### Provided records

_ _ _

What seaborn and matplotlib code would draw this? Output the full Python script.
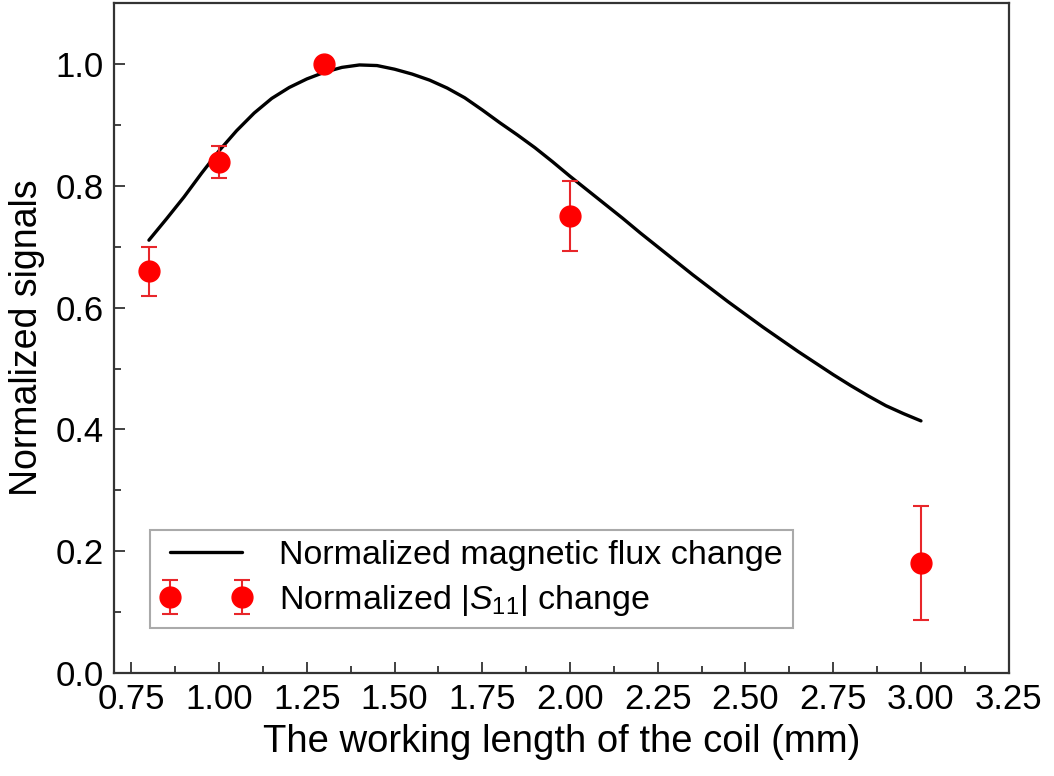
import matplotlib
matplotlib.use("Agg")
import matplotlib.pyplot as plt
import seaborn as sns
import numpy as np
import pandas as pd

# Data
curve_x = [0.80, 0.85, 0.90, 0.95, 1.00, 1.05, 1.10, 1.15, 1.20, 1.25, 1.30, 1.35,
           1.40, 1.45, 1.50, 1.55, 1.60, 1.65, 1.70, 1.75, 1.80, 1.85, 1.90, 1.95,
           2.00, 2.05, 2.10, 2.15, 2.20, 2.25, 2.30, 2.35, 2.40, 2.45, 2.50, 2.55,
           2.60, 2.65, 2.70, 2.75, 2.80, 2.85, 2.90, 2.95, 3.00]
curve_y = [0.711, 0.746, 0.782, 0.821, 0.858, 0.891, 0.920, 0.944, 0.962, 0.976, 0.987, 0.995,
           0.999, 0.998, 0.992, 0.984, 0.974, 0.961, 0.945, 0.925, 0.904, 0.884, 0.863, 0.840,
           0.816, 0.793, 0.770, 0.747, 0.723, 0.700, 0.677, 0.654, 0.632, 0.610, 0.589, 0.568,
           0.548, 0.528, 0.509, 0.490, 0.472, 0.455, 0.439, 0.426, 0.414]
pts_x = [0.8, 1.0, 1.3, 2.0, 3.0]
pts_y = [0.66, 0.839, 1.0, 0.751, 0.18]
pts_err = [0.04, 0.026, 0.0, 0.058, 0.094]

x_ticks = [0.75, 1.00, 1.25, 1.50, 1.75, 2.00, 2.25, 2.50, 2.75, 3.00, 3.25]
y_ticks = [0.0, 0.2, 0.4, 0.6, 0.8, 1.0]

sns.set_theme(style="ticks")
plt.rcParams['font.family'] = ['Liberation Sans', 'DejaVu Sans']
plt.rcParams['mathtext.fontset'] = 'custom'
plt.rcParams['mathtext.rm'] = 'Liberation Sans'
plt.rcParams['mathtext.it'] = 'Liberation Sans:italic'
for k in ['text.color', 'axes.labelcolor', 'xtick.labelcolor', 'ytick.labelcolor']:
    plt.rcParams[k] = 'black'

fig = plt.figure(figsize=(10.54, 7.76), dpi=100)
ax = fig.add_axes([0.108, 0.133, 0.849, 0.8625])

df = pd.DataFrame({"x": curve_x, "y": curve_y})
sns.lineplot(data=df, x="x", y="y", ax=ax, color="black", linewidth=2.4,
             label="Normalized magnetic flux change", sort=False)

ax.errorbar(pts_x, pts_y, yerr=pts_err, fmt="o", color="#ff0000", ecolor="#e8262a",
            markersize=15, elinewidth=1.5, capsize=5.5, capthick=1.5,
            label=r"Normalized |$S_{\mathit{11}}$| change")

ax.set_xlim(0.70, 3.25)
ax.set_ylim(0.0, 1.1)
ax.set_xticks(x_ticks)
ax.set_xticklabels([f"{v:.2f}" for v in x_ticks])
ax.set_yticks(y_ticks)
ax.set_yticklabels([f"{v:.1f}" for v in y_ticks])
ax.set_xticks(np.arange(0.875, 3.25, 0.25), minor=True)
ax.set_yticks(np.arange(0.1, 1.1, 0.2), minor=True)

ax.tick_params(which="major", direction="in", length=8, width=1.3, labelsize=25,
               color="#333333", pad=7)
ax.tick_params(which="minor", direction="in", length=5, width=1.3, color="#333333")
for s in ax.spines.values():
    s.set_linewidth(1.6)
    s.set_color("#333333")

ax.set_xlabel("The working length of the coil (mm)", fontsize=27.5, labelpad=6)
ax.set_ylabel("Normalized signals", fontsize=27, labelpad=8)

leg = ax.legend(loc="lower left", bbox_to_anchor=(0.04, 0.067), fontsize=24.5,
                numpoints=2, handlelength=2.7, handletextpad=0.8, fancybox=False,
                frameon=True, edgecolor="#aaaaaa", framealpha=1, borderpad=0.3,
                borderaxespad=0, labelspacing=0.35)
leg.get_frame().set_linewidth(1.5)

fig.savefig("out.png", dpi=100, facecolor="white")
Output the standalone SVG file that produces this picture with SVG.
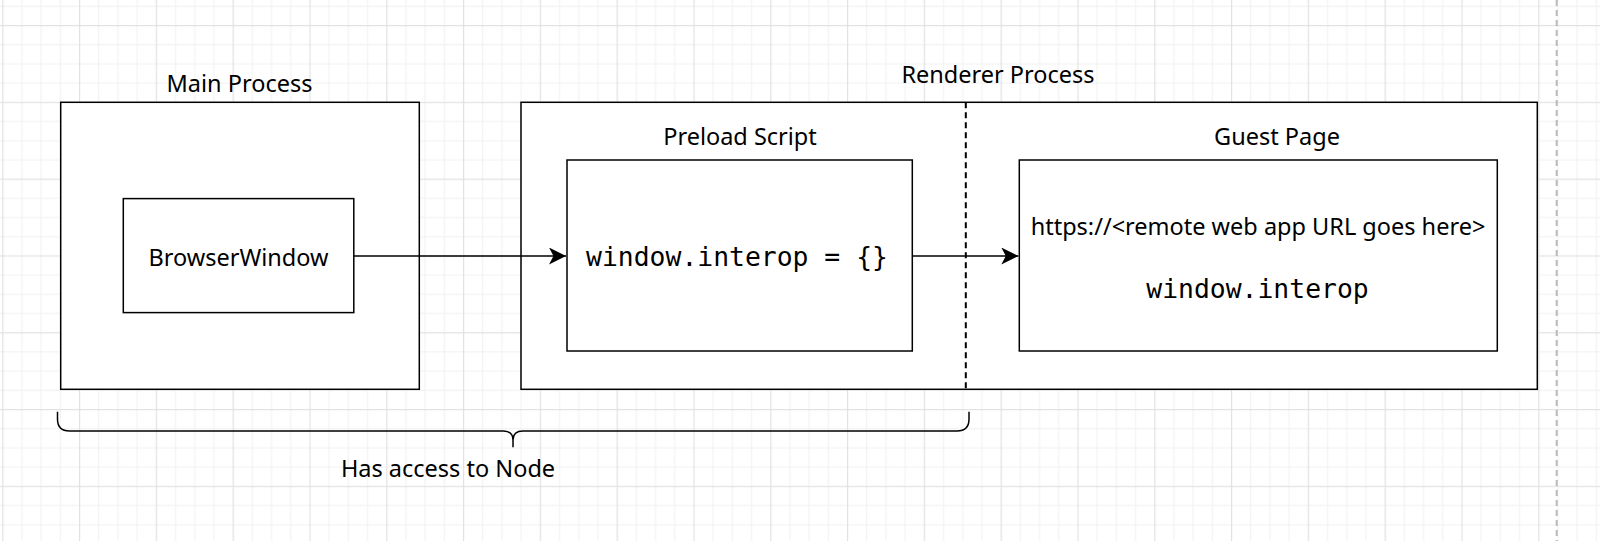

_ _ _

### What needs to be done
Leave the pictures out and repeat exactly the lines from the beginning of the records to the line bearing "y_ticks = [0.0, 0.2, 0.4, 0.6, 0.8, 1.0]", both ends counted.

### Result below
What seaborn and matplotlib code would draw this? Output the full Python script.
import matplotlib
matplotlib.use("Agg")
import matplotlib.pyplot as plt
import seaborn as sns
import numpy as np
import pandas as pd

# Data
curve_x = [0.80, 0.85, 0.90, 0.95, 1.00, 1.05, 1.10, 1.15, 1.20, 1.25, 1.30, 1.35,
           1.40, 1.45, 1.50, 1.55, 1.60, 1.65, 1.70, 1.75, 1.80, 1.85, 1.90, 1.95,
           2.00, 2.05, 2.10, 2.15, 2.20, 2.25, 2.30, 2.35, 2.40, 2.45, 2.50, 2.55,
           2.60, 2.65, 2.70, 2.75, 2.80, 2.85, 2.90, 2.95, 3.00]
curve_y = [0.711, 0.746, 0.782, 0.821, 0.858, 0.891, 0.920, 0.944, 0.962, 0.976, 0.987, 0.995,
           0.999, 0.998, 0.992, 0.984, 0.974, 0.961, 0.945, 0.925, 0.904, 0.884, 0.863, 0.840,
           0.816, 0.793, 0.770, 0.747, 0.723, 0.700, 0.677, 0.654, 0.632, 0.610, 0.589, 0.568,
           0.548, 0.528, 0.509, 0.490, 0.472, 0.455, 0.439, 0.426, 0.414]
pts_x = [0.8, 1.0, 1.3, 2.0, 3.0]
pts_y = [0.66, 0.839, 1.0, 0.751, 0.18]
pts_err = [0.04, 0.026, 0.0, 0.058, 0.094]

x_ticks = [0.75, 1.00, 1.25, 1.50, 1.75, 2.00, 2.25, 2.50, 2.75, 3.00, 3.25]
y_ticks = [0.0, 0.2, 0.4, 0.6, 0.8, 1.0]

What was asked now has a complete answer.